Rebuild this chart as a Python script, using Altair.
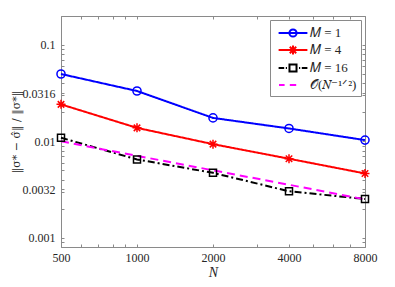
import altair as alt
import pandas as pd

# ---- data ----
N = [500, 1000, 2000, 4000, 8000]
m1 = [0.050, 0.0333, 0.0175, 0.0136, 0.0103]
m4 = [0.0242, 0.0138, 0.00935, 0.0066, 0.00464]
m16 = [0.0109, 0.00649, 0.00471, 0.00303, 0.00252]
ref = [0.0100, 0.00707, 0.0050, 0.00354, 0.0025]

series = ["𝑀 = 1", "𝑀 = 4", "𝑀 = 16", "𝒪(𝑁⁻¹ᐟ²)"]
colors = ["#0000ff", "#ff0000", "#000000", "#ff00ff"]
dashes = [[1, 0], [1, 0], [7, 3, 2, 3], [8, 5]]

x_major = [500, 1000, 2000, 4000, 8000]
x_ticks = [500, 600, 700, 800, 900, 1000, 2000, 3000, 4000, 5000, 6000, 7000, 8000]
y_major = [0.001, 0.0031622777, 0.01, 0.031622777, 0.1]
y_major_labels = ["0.001", "0.0032", "0.01", "0.0316", "0.1"]
y_minor = [0.0008, 0.0009, 0.002, 0.003, 0.004, 0.005, 0.006, 0.007, 0.008, 0.009,
           0.02, 0.03, 0.04, 0.05, 0.06, 0.07, 0.08, 0.09, 0.2]

rows = []
for name, vals in zip(series, [m1, m4, m16, ref]):
    for n, v in zip(N, vals):
        rows.append({"series": name, "N": n, "err": v})
df = pd.DataFrame(rows)

FONT = "Liberation Serif"
FRAME = "#8a8a8a"
TEXT = "#262626"
T = 3
W, H = 304, 231

# marker shapes (unit coordinates)
circle = "M0.9,0A0.9,0.9,0,1,1,-0.9,0A0.9,0.9,0,1,1,0.9,0Z"
star = "M0,-1L0,1M-1,0L1,0M-0.72,-0.72L0.72,0.72M-0.72,0.72L0.72,-0.72"
square = "M-0.78,-0.78L0.78,-0.78L0.78,0.78L-0.78,0.78Z"

# legend symbols: line + marker
leg_shapes = [
    "M-1.8,0L1.8,0M0.45,0A0.45,0.45,0,1,1,-0.45,0A0.45,0.45,0,1,1,0.45,0",
    "M-1.8,0L1.8,0M0,-0.56L0,0.56M-0.4,-0.4L0.4,0.4M-0.4,0.4L0.4,-0.4",
    "M-1.8,0L-1.1,0M-0.9,0L-0.75,0M-0.44,-0.44L0.44,-0.44L0.44,0.44L-0.44,0.44Z"
    "M0.75,0L0.9,0M1.1,0L1.8,0",
    "M-1.75,0L-1.05,0M-0.4,0L0.4,0",
]

xs = alt.Scale(type="log", domain=[500, 8000], nice=False)
ys = alt.Scale(type="log", domain=[0.0008, 0.2], nice=False)

x_label_expr = f"indexof({x_major}, datum.value) >= 0 ? datum.label : ''"
y_label_expr = (f"indexof({y_major}, datum.value) >= 0 ? "
                f"{y_major_labels}[indexof({y_major}, datum.value)] : ''")
all_y = sorted(y_major + y_minor)

x_bottom = alt.Axis(orient="bottom", values=x_ticks, format="d", labelExpr=x_label_expr,
                    offset=-T, tickSize=T, domain=False, grid=False, tickColor=FRAME,
                    labelPadding=5, labelFont=FONT, labelFontSize=12, labelColor=TEXT,
                    labelFlush=False, labelOverlap=False,
                    title="N", titleFont=FONT, titleFontStyle="italic", titleFontSize=14,
                    titleFontWeight="normal", titleColor=TEXT, titlePadding=2)
y_left = alt.Axis(orient="left", values=all_y, labelExpr=y_label_expr,
                  offset=-T, tickSize=T, domain=False, grid=False, tickColor=FRAME,
                  labelPadding=6, labelFont=FONT, labelFontSize=12, labelColor=TEXT,
                  labelFlush=False, labelOverlap=False,
                  title="‖σ* − σ̂‖ / ‖σ*‖", titleFont="DejaVu Serif", titleFontSize=11,
                  titleFontWeight="normal", titleColor=TEXT, titlePadding=1)
x_top = alt.Axis(orient="top", values=x_ticks, labels=False, offset=-T, tickSize=T,
                 domain=False, grid=False, tickColor=FRAME, title=None)
y_right = alt.Axis(orient="right", values=all_y, labels=False, offset=-T, tickSize=T,
                   domain=False, grid=False, tickColor=FRAME, title=None)

color_scale = alt.Scale(domain=series, range=colors)

lines = alt.Chart(df).mark_line(strokeWidth=2).encode(
    x=alt.X("N:Q", scale=xs, axis=x_bottom),
    y=alt.Y("err:Q", scale=ys, axis=y_left),
    color=alt.Color("series:N", scale=color_scale, legend=None),
    strokeDash=alt.StrokeDash("series:N", scale=alt.Scale(domain=series, range=dashes), legend=None),
    order=alt.Order("N:Q"),
)

points = alt.Chart(df).transform_filter(
    alt.FieldOneOfPredicate(field="series", oneOf=series[:3])
).mark_point(filled=False, strokeWidth=1.5, size=81, opacity=1).encode(
    x=alt.X("N:Q", scale=xs, axis=None),
    y=alt.Y("err:Q", scale=ys, axis=None),
    color=alt.Color("series:N", scale=color_scale, legend=None),
    shape=alt.Shape("series:N", scale=alt.Scale(domain=series[:3], range=[circle, star, square]), legend=None),
)

leg = dict(title=None, orient="top-right", offset=4, padding=4, fillColor="white",
           strokeColor=FRAME, symbolSize=256, symbolStrokeWidth=2, rowPadding=0,
           labelFont=FONT, labelFontSize=13, labelColor=TEXT, labelOffset=8,
           symbolOffset=10, symbolOpacity=1)

legend_layer = alt.Chart(df).mark_point(filled=False, opacity=0).encode(
    x=alt.X("N:Q", scale=xs, axis=x_top),
    y=alt.Y("err:Q", scale=ys, axis=y_right),
    color=alt.Color("series:N", scale=color_scale, legend=alt.Legend(**leg)),
    shape=alt.Shape("series:N", scale=alt.Scale(domain=series, range=leg_shapes), legend=alt.Legend(**leg)),
)

chart = alt.layer(lines, points, legend_layer).resolve_scale(
    color="independent", shape="independent"
).resolve_axis(x="independent", y="independent").properties(
    width=W, height=H,
    autosize=alt.AutoSizeParams(type="none"),
    padding={"left": 53, "top": 8, "right": 22, "bottom": 32},
).configure_view(stroke=FRAME, strokeWidth=1)

chart.save("out.html", embed_options={"renderer": "svg", "actions": False})
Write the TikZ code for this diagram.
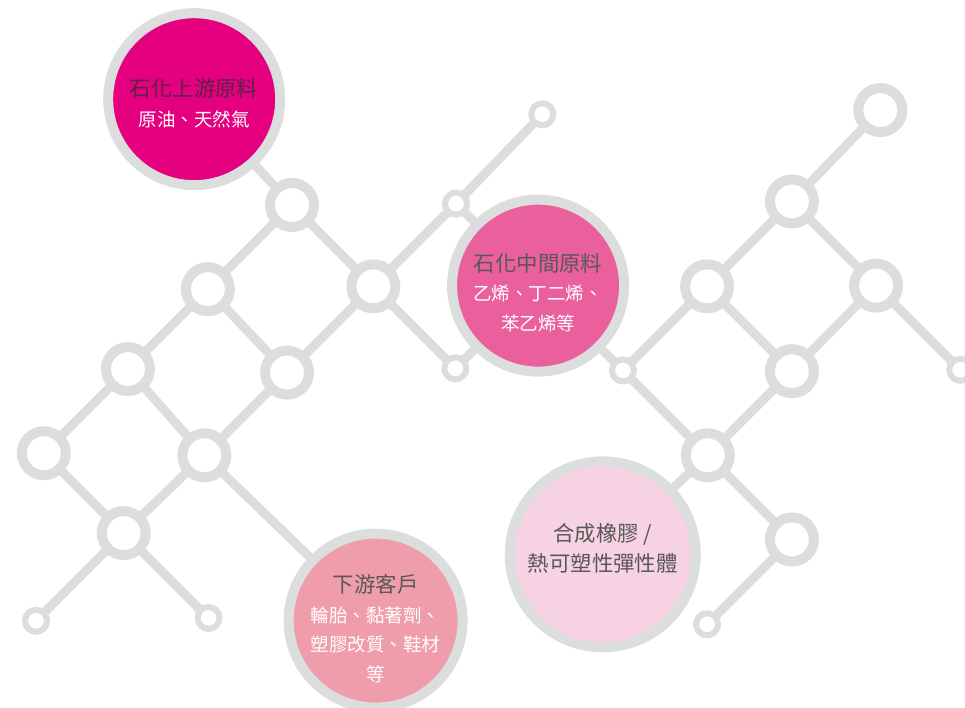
\documentclass[tikz,border=0pt]{standalone}
\usepackage{fontspec}
\usepackage{xcolor}
\usepackage{tikz}
\usetikzlibrary{positioning}
\newfontfamily\cjk{Noto Sans CJK TC}
\definecolor{ringgray}{HTML}{DCDDDD}
\definecolor{textgray}{HTML}{595757}
\definecolor{uptitle}{HTML}{5C2347}
\definecolor{upcolor}{HTML}{E4007F}
\definecolor{midcolor}{HTML}{E9609D}
\definecolor{downcolor}{HTML}{F09DAB}
\definecolor{rubbercolor}{HTML}{F7D2E3}
\newcommand{\subline}[1]{{\color{white}\fontsize{18.5}{29.5}\selectfont #1}}
\tikzset{
	ring/.style={draw=ringgray, circle, line width=10pt, fill=white, minimum size=44pt, inner sep=0pt, outer sep=0pt},
	dot/.style={draw=ringgray, circle, line width=6pt, fill=white, minimum size=22pt, inner sep=0pt, outer sep=0pt},
	link/.style={draw=ringgray, line width=9pt},
	stage/.style={draw=ringgray, circle, line width=10pt, inner sep=0pt, outer sep=0pt, align=center, text=textgray, font=\cjk\fontsize{21.4}{29.5}\selectfont},
}
\begin{document}
\begin{tikzpicture}[x=1pt, y=-1pt]
	\useasboundingbox (0,0) rectangle (965,708);
	
	\node[ring](N1) at (292,205){};
	\node[ring, below left of=N1, node distance=119pt](N2){};
	\node[ring, below right of=N1, node distance=115pt](N3){};
	\node[ring, below left of=N2, node distance=113pt](N4){};
	\node[ring, below left of=N3, node distance=122pt](N5){};
	\node[ring, below left of=N4, node distance=119pt](N6){};
	\node[ring, below left of=N5, node distance=117pt](N7){};
	\node[ring, below right of=N6, node distance=113pt](N8){};
	\node[dot, below left of=N8, node distance=124pt](S1){};
	\node[dot, below right of=N8, node distance=120pt](S2){};
	\node[dot, above right of=N3, node distance=117pt](S3){};
	\node[dot, above right of=S3, node distance=122pt, yshift=3pt](TOP){};
	\node[dot, below right of=N3, node distance=116pt](S4){};
	
	\path (N1) edge[link] (N2);
	\path (N1) edge[link] (N3);
	\path (N2) edge[link] (N4);
	\path (N2) edge[link] (N5);
	\path (N3) edge[link] (N5);
	\path (N3) edge[link] (S3);
	\path (N3) edge[link] (S4);
	\path (N4) edge[link] (N6);
	\path (N4) edge[link] (N7);
	\path (N5) edge[link] (N7);
	\path (N6) edge[link] (N8);
	\path (N7) edge[link] (N8);
	\path (N8) edge[link] (S1);
	\path (N8) edge[link] (S2);
	\path (S3) edge[link] (TOP);
	
	\node[stage, fill=upcolor, text=uptitle, minimum size=172pt, above left of=N1, node distance=144pt, xshift=4pt, yshift=4pt](UP){\rule{0pt}{26pt}石化上游原料\\ \subline{原油、天然氣}};
	\node[stage, fill=midcolor, minimum size=172pt, below right of=S3, node distance=116pt](MID){\rule{0pt}{32pt}石化中間原料\\ \subline{乙烯、丁二烯、}\\ \subline{苯乙烯等}};
	\node[stage, fill=downcolor, inner sep=-12pt, minimum size=174pt, below right of=N7, node distance=238pt, xshift=3pt, yshift=3pt](DOWN){\rule{0pt}{34pt}下游客戶\\ \subline{輪胎、黏著劑、}\\ \subline{塑膠改質、鞋材}\\ \subline{等}};
	
	\path (UP) edge[link] (N1);
	\path (S3) edge[link] (MID);
	\path (S4) edge[link] (MID);
	\path (N7) edge[link] (DOWN);
	
	\node[dot, below right of=MID, node distance=120pt](R5){};
	\node[ring, above right of=R5, node distance=119pt](R3){};
	\node[ring, above right of=R3, node distance=120pt](R2){};
	\node[ring, above right of=R2, node distance=125pt, yshift=3pt](R1){};
	\node[ring, below right of=R2, node distance=119pt](R4){};
	\node[ring, below right of=R3, node distance=120pt](R6){};
	\node[ring, below left of=R6, node distance=119pt](R7){};
	\node[ring, below right of=R7, node distance=119pt](R8){};
	\node[dot, below left of=R8, node distance=120pt](R9){};
	\node[dot, below right of=R4, node distance=119pt](RX){};
	
	\path (MID) edge[link] (R5);
	\path (R5) edge[link] (R3);
	\path (R5) edge[link] (R7);
	\path (R3) edge[link] (R2);
	\path (R3) edge[link] (R6);
	\path (R2) edge[link] (R1);
	\path (R2) edge[link] (R4);
	\path (R4) edge[link] (R6);
	\path (R4) edge[link] (RX);
	\path (R6) edge[link] (R7);
	\path (R7) edge[link] (R8);
	\path (R8) edge[link] (R9);
	
	\node[stage, fill=rubbercolor, font=\cjk\fontsize{21.4}{30}\selectfont, minimum size=186pt, below left of=R7, node distance=140pt, xshift=-6pt](RUB){合成橡膠 /\\ 熱可塑性彈性體\rule[-13pt]{0pt}{0pt}};
	
	\path (R7) edge[link] (RUB);
\end{tikzpicture}
\end{document}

## THE EXERCISE
Copy only the lines above from the one containing "Write the TikZ code for this diagram." through the one containing "(0,0) rectangle (965,708);", both included. Leave out the pictures.

## RESPONSE TO THE TASK
Write the TikZ code for this diagram.
\documentclass[tikz,border=0pt]{standalone}
\usepackage{fontspec}
\usepackage{xcolor}
\usepackage{tikz}
\usetikzlibrary{positioning}
\newfontfamily\cjk{Noto Sans CJK TC}
\definecolor{ringgray}{HTML}{DCDDDD}
\definecolor{textgray}{HTML}{595757}
\definecolor{uptitle}{HTML}{5C2347}
\definecolor{upcolor}{HTML}{E4007F}
\definecolor{midcolor}{HTML}{E9609D}
\definecolor{downcolor}{HTML}{F09DAB}
\definecolor{rubbercolor}{HTML}{F7D2E3}
\newcommand{\subline}[1]{{\color{white}\fontsize{18.5}{29.5}\selectfont #1}}
\tikzset{
	ring/.style={draw=ringgray, circle, line width=10pt, fill=white, minimum size=44pt, inner sep=0pt, outer sep=0pt},
	dot/.style={draw=ringgray, circle, line width=6pt, fill=white, minimum size=22pt, inner sep=0pt, outer sep=0pt},
	link/.style={draw=ringgray, line width=9pt},
	stage/.style={draw=ringgray, circle, line width=10pt, inner sep=0pt, outer sep=0pt, align=center, text=textgray, font=\cjk\fontsize{21.4}{29.5}\selectfont},
}
\begin{document}
\begin{tikzpicture}[x=1pt, y=-1pt]
	\useasboundingbox (0,0) rectangle (965,708);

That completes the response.